The United States stressed to Guatemala the importance of allowing a runoff election to take place without interference, a senior Washington official said Monday, after a local prosecutor’s investigation against a candidate’s party threatens to remove him from the race for the Presidency.
The Undersecretary for Western Hemisphere Affairs of the United States Department of State, Brian Nichols, reported on Monday that he had spoken with the Foreign Minister of the Central American country Mario Búcaro regarding the conditions for the run-off, scheduled for August 20.
“I spoke with #MinBúcaro @MinexGT about the vital importance of allowing the second round of elections in Guatemala to take place without interference or harassment from candidates and parties,” Nichols wrote on his Twitter account. “Guatemalans have the right to choose their rulers.”
The prosecutor’s office of the Latin American country opened an investigation this month against the Semilla party, of presidential candidate Bernardo Arévalo, for the alleged falsification of 5,000 signatures to constitute the group.
A judge suspended Arévalo’s participation in the August ballot, but the Constitutional Court annulled that measure.

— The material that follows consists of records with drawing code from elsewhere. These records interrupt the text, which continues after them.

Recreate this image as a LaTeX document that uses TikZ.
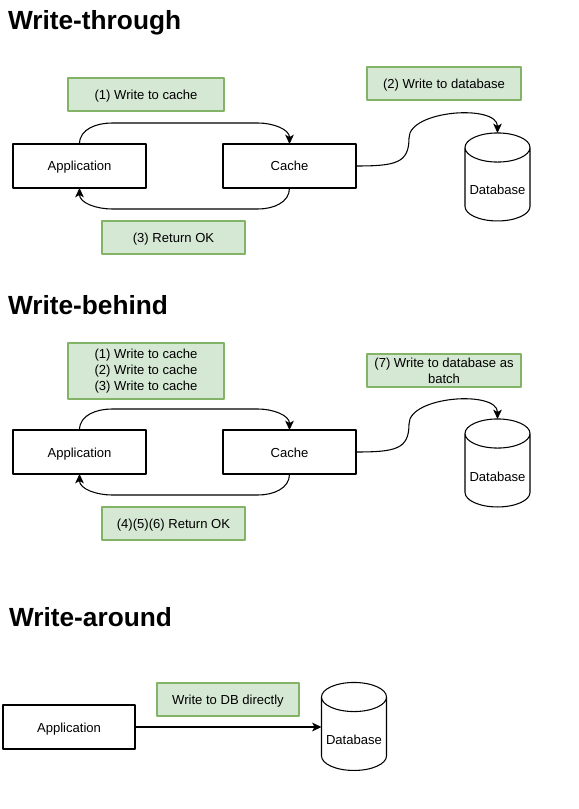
\documentclass[tikz,border=0pt]{standalone}
\usepackage{fontspec}
\setmainfont{Liberation Sans}
\usetikzlibrary{arrows.meta,shapes.geometric}
\definecolor{notefill}{HTML}{D5E8D4}
\definecolor{noteline}{HTML}{82B366}
\begin{document}
\begin{tikzpicture}[x=0.75pt, y=0.75pt, line join=round, line cap=round, >={Stealth[length=7pt,width=6.5pt,inset=1.8pt]},
  every node/.style={font=\fontsize{9.8}{11.9}\selectfont, inner sep=0pt, outer sep=0pt},
  oneline/.style={text height=9pt, text depth=1.5pt},
  box/.style={draw, line width=0.8pt, minimum width=99.75pt, minimum height=33pt, oneline},
  note/.style={draw=noteline, fill=notefill, line width=0.8pt, minimum height=24.75pt, align=center},
  db/.style={draw, line width=0.8pt, cylinder, shape border rotate=90, aspect=0.52, minimum width=48.75pt, minimum height=66pt, text height=15.75pt, text depth=0pt},
  heading/.style={font=\fontsize{19.7}{23}\selectfont\bfseries, anchor=base west},
  flow/.style={->, line width=0.8pt}]
\useasboundingbox (0,0) rectangle (578,-809);
\node[heading] (head1) at (8,-30) {Write-through};
\node[note, oneline, minimum width=117pt] (write1) at (146,-94.5) {(1) Write to cache};
\node[note, oneline, minimum width=115.5pt] (store1) at (444,-83.5) {(2) Write to database};
\node[box] (app1) at (79.5,-166) {Application};
\node[box] (cache1) at (289.5,-166) {Cache};
\node[db] (db1) at (497.5,-184.5) {Database};
\node[note, oneline, minimum width=107.25pt] (ok1) at (173.5,-237.5) {(3) Return OK};
\draw[flow] (app1.north) to[out=90,in=180] (112,-123) -- (258,-123) to[out=0,in=90] (cache1.north);
\draw[flow] (cache1.south) to[out=-90,in=0] (258,-209) -- (112,-209) to[out=180,in=-90] (app1.south);
\draw[flow] (cache1.east) .. controls (396,-166) and (409,-163) .. (409,-138) .. controls (409,-110) and (497.5,-104) .. (db1.north);
\node[heading] (head2) at (8,-314) {Write-behind};
\node[note, minimum width=117pt, minimum height=42pt] (write2) at (146,-371) {(1) Write to cache\\(2) Write to cache\\(3) Write to cache};
\node[note, minimum width=115.5pt] (store2) at (444,-370.5) {(7) Write to database as\\batch};
\node[box] (app2) at (79.5,-452) {Application};
\node[box] (cache2) at (289.5,-452) {Cache};
\node[db] (db2) at (497.5,-470.5) {Database};
\node[note, oneline, minimum width=107.25pt] (ok2) at (173.5,-523.5) {(4)(5)(6) Return OK};
\draw[flow] (app2.north) to[out=90,in=180] (112,-409) -- (258,-409) to[out=0,in=90] (cache2.north);
\draw[flow] (cache2.south) to[out=-90,in=0] (258,-495) -- (112,-495) to[out=180,in=-90] (app2.south);
\draw[flow] (cache2.east) .. controls (396,-452) and (409,-449) .. (409,-424) .. controls (409,-396) and (497.5,-390) .. (db2.north);
\node[heading] (head3) at (9,-626) {Write-around};
\node[note, oneline, minimum width=106.5pt] (direct3) at (228,-699.5) {Write to DB directly};
\node[box, minimum width=99pt] (app3) at (69,-727) {Application};
\node[db] (db3) at (354,-734) {Database};
\draw[flow] (app3.east) -- (app3.east -| db3.west);
\end{tikzpicture}
\end{document}
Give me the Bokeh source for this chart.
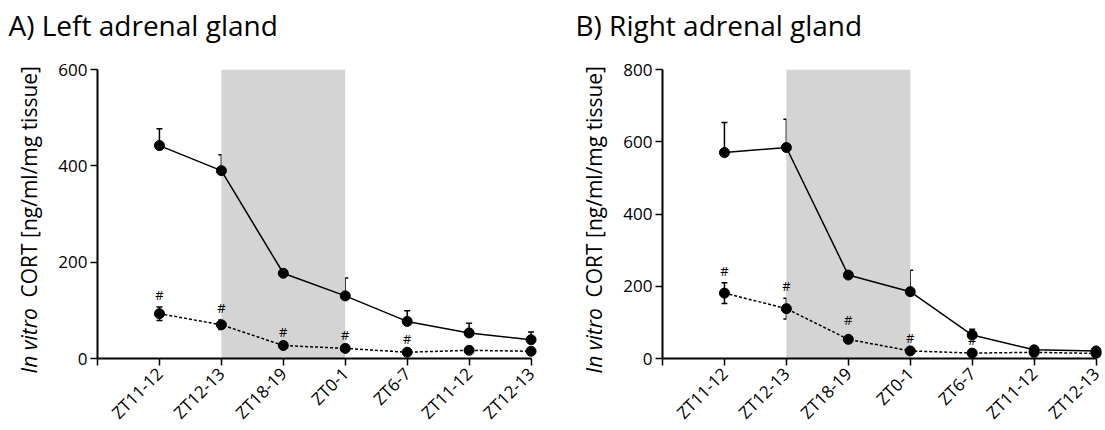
import math
from bokeh.plotting import figure
from bokeh.layouts import row
from bokeh.models import Range1d, FixedTicker, Whisker, TeeHead, ColumnDataSource
from bokeh.core.properties import value
from bokeh.embed import file_html
from bokeh.resources import INLINE

categories = ["ZT11-12", "ZT12-13", "ZT18-19", "ZT0-1", "ZT6-7", "ZT11-12", "ZT12-13"]
x_pos = [0, 1, 2, 3, 4, 5, 6]
dark_start = 1
dark_end = 3

left_solid = [442, 390, 177, 130, 77, 53, 39]
left_solid_err = [35, 33, 32, 37, 22, 20, 16]
left_dashed = [93, 70, 27, 21, 13, 17, 15]
left_dashed_err = [14, 10, 4, 3, 3, 3, 3]
left_hash = [0, 1, 2, 3, 4]
left_yticks = [0, 200, 400, 600]

right_solid = [570, 584, 231, 185, 65, 24, 21]
right_solid_err = [83, 78, 55, 59, 16, 4, 3]
right_dashed = [181, 138, 53, 21, 15, 17, 14]
right_dashed_err = [29, 29, 19, 3, 3, 3, 3]
right_hash = [0, 1, 2, 3, 4]
right_yticks = [0, 200, 400, 600, 800]

ylabel_italic = "In vitro"
ylabel_rest = "CORT [ng/ml/mg tissue]"

FONT = "Open Sans"
H = 430
FW, FH = 441, 289
TOP = 69
BOTTOM = H - TOP - FH
X0, X1 = -1, 6.12


def panel(title, solid, solid_err, dashed, dashed_err, hash_idx, yticks,
          border_left, border_right, title_px, label_px):
    ymax = yticks[-1]
    p = figure(frame_width=FW, frame_height=FH, min_border_left=border_left,
               min_border_right=border_right, min_border_top=TOP, min_border_bottom=BOTTOM,
               x_range=Range1d(X0, X1), y_range=Range1d(0, ymax),
               output_backend="svg", toolbar_location=None, tools="")
    p.title.visible = False
    p.outline_line_color = None
    p.xgrid.visible = False
    p.ygrid.visible = False

    # page pixel -> data helpers (for placing the texts that sit outside the frame)
    def dx(px):
        return X0 + (px - border_left) * (X1 - X0) / FW

    def dy(py):
        return (TOP + FH - py) * ymax / FH

    # dark phase shading
    p.quad(left=[dark_start], right=[dark_end], bottom=[0], top=[ymax],
           fill_color="#d4d4d4", line_color=None)

    # error bars
    s_src = ColumnDataSource(dict(x=x_pos, lo=solid, hi=[v + e for v, e in zip(solid, solid_err)]))
    d_src = ColumnDataSource(dict(x=x_pos, lo=[v - e for v, e in zip(dashed, dashed_err)],
                                  hi=[v + e for v, e in zip(dashed, dashed_err)]))
    p.add_layout(Whisker(source=s_src, base="x", lower="lo", upper="hi", line_color="black",
                         line_width=1.5, lower_head=None,
                         upper_head=TeeHead(size=6, line_width=1.5, line_color="black")))
    p.add_layout(Whisker(source=d_src, base="x", lower="lo", upper="hi", line_color="black",
                         line_width=1.5,
                         lower_head=TeeHead(size=6, line_width=1.5, line_color="black"),
                         upper_head=TeeHead(size=6, line_width=1.5, line_color="black")))

    p.line(x_pos, solid, line_color="black", line_width=1.5)
    p.line(x_pos, dashed, line_color="black", line_width=1.5, line_dash="3 2")
    p.scatter(x_pos, solid, size=10, fill_color="black", line_color="black")
    p.scatter(x_pos, dashed, size=10, fill_color="black", line_color="black")

    hx = [x_pos[i] for i in hash_idx]
    hy = [dashed[i] + dashed_err[i] for i in hash_idx]
    p.text(x=hx, y=hy, text=["#"] * len(hx), text_font=value(FONT), text_font_size="13px",
           text_align="center", text_baseline="bottom", y_offset=-3, text_color="black")

    # panel heading
    r = p.text(x=[dx(title_px)], y=[dy(24)], text=[title], text_font=value(FONT),
               text_font_size="28px", text_color="black", text_align="left",
               text_baseline="alphabetic")
    r.level = "overlay"
    # y-axis title: italic part + regular part
    r = p.text(x=[dx(label_px)], y=[dy(373)], text=[ylabel_italic], angle=math.pi / 2,
               text_font=value(FONT), text_font_size="21px", text_font_style="italic",
               text_color="black", text_align="left", text_baseline="middle")
    r.level = "overlay"
    r = p.text(x=[dx(label_px)], y=[dy(297)], text=[ylabel_rest], angle=math.pi / 2,
               text_font=value(FONT), text_font_size="21px",
               text_color="black", text_align="left", text_baseline="middle")
    r.level = "overlay"

    for ax in (p.xaxis[0], p.yaxis[0]):
        ax.axis_line_width = 2
        ax.axis_line_color = "black"
        ax.major_tick_line_width = 1.5
        ax.major_tick_line_color = "black"
        ax.major_tick_out = 7
        ax.major_tick_in = 0
        ax.minor_tick_line_color = None
        ax.major_label_text_font = FONT
        ax.major_label_text_color = "black"
        ax.major_label_text_font_size = "17px"
    p.xaxis.bounds = (-1, 6)
    p.xaxis.ticker = FixedTicker(ticks=[-1] + x_pos)
    overrides = {-1: ""}
    for i, c in zip(x_pos, categories):
        overrides[i] = c
    p.xaxis.major_label_overrides = overrides
    p.xaxis.major_label_orientation = math.pi / 4
    p.yaxis.ticker = FixedTicker(ticks=yticks)
    p.yaxis.major_label_standoff = 3
    return p


pa = panel("A) Left adrenal gland", left_solid, left_solid_err, left_dashed, left_dashed_err,
           left_hash, left_yticks, 97, 12, 8, 28)
pb = panel("B) Right adrenal gland", right_solid, right_solid_err, right_dashed, right_dashed_err,
           right_hash, right_yticks, 112, 2, 575 - 550, 593 - 550)

layout = row(pa, pb, spacing=0)
open("out.html", "w").write(file_html(layout, INLINE))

The actions of the local prosecution and justice have provoked criticism from national and international civil organizations, in addition to some protests in the streets.
The center-left anti-corruption deputy and Sandra Torres, of the center-right and representative of the National Unity of Hope (UNE) party, finished in the first two places in the first round of elections on June 25, which opened the door for them to compete in the ballot.